Task objective
Reproduce the listing below from the line with "Reproduce this chart with Altair." to the line with "LABEL_DY = 47", both lines included, character for character, minus any pictures.

(A run of records)
※ ※ ※
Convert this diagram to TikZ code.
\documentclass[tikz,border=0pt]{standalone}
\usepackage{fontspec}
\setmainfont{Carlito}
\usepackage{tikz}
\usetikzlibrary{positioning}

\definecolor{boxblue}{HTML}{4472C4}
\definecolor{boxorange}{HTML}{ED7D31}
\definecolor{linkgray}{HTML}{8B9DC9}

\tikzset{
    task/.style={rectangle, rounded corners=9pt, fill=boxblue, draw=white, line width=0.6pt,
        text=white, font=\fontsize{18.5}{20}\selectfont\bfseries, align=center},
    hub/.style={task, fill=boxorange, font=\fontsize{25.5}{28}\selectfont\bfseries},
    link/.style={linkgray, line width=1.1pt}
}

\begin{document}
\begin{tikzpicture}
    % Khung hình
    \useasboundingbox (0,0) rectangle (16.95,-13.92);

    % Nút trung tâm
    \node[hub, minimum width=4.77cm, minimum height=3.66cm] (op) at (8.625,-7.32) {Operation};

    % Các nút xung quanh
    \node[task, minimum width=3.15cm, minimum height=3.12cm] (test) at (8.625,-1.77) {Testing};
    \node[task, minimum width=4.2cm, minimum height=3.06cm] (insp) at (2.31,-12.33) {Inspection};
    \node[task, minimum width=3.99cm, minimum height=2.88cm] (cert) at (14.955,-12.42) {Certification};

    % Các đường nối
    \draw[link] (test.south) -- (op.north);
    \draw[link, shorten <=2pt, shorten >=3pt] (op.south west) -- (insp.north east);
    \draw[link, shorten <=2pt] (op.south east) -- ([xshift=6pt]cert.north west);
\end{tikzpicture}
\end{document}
※ ※ ※
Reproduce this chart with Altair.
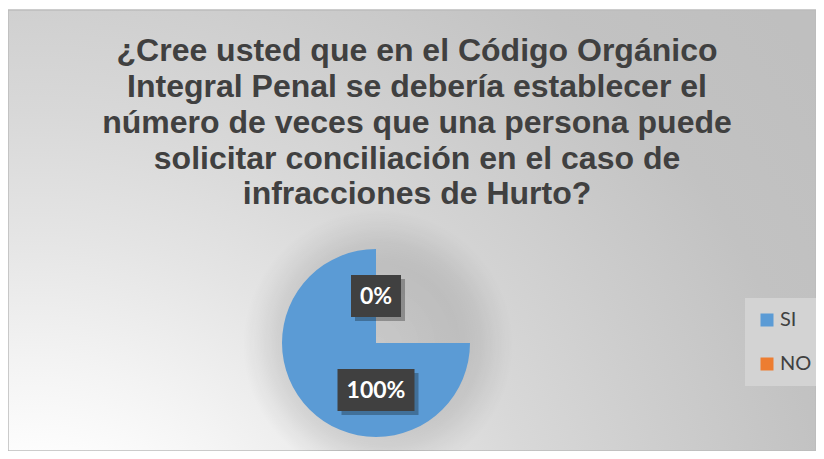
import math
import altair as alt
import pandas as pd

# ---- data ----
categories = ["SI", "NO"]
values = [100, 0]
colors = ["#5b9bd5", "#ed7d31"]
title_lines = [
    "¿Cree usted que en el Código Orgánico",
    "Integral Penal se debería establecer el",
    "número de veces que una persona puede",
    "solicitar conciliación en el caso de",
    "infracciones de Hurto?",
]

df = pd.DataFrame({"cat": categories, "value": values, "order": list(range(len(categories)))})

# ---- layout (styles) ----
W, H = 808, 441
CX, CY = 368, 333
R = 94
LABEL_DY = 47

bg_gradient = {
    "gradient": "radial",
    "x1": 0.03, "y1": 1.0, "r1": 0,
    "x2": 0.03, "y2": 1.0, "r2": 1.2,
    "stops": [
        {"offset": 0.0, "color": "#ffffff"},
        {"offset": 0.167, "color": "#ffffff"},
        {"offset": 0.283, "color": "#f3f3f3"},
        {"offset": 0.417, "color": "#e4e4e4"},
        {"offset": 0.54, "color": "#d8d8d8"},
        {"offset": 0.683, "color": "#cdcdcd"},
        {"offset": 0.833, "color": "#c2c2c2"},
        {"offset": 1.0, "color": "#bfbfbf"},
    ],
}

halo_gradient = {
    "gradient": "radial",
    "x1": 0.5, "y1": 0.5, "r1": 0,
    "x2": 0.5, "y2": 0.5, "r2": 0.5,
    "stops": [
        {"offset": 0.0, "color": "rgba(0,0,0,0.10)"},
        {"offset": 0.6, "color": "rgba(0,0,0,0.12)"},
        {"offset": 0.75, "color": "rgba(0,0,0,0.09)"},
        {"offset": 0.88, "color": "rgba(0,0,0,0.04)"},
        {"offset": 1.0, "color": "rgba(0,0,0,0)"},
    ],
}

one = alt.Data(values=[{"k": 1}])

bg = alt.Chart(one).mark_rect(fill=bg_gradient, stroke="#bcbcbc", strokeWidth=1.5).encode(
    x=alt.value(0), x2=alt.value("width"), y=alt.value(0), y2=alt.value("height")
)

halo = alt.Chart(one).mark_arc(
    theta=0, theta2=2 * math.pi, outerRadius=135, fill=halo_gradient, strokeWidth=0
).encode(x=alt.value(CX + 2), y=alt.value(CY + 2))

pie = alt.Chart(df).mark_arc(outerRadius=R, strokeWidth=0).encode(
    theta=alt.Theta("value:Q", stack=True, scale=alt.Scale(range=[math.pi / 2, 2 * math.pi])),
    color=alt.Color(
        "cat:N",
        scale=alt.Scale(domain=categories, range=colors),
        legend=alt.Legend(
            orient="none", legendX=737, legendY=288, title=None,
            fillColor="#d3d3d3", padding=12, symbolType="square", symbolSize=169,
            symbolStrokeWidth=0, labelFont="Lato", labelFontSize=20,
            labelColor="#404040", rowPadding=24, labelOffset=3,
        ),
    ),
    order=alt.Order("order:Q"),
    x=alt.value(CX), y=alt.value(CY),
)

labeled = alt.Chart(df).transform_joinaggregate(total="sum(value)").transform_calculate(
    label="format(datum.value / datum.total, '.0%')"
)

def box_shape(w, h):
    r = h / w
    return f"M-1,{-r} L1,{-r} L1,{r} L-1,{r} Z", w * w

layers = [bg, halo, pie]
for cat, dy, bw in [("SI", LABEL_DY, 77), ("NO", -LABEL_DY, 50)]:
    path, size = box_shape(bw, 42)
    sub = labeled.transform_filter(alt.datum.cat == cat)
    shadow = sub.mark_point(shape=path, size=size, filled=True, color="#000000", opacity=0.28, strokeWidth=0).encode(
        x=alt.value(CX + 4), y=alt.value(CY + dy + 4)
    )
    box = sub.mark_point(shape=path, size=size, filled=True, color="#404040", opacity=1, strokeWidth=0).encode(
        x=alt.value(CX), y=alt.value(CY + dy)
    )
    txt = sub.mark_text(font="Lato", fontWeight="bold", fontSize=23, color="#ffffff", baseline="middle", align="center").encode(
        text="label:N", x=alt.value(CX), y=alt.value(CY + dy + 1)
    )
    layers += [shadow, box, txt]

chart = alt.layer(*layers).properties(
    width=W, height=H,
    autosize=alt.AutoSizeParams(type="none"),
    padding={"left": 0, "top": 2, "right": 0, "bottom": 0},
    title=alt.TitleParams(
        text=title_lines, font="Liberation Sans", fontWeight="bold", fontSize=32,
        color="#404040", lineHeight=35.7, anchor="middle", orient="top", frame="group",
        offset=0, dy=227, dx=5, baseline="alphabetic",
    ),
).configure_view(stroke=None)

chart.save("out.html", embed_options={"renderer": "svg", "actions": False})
※ ※ ※
Task answer
Reproduce this chart with Altair.
import math
import altair as alt
import pandas as pd

# ---- data ----
categories = ["SI", "NO"]
values = [100, 0]
colors = ["#5b9bd5", "#ed7d31"]
title_lines = [
    "¿Cree usted que en el Código Orgánico",
    "Integral Penal se debería establecer el",
    "número de veces que una persona puede",
    "solicitar conciliación en el caso de",
    "infracciones de Hurto?",
]

df = pd.DataFrame({"cat": categories, "value": values, "order": list(range(len(categories)))})

# ---- layout (styles) ----
W, H = 808, 441
CX, CY = 368, 333
R = 94
LABEL_DY = 47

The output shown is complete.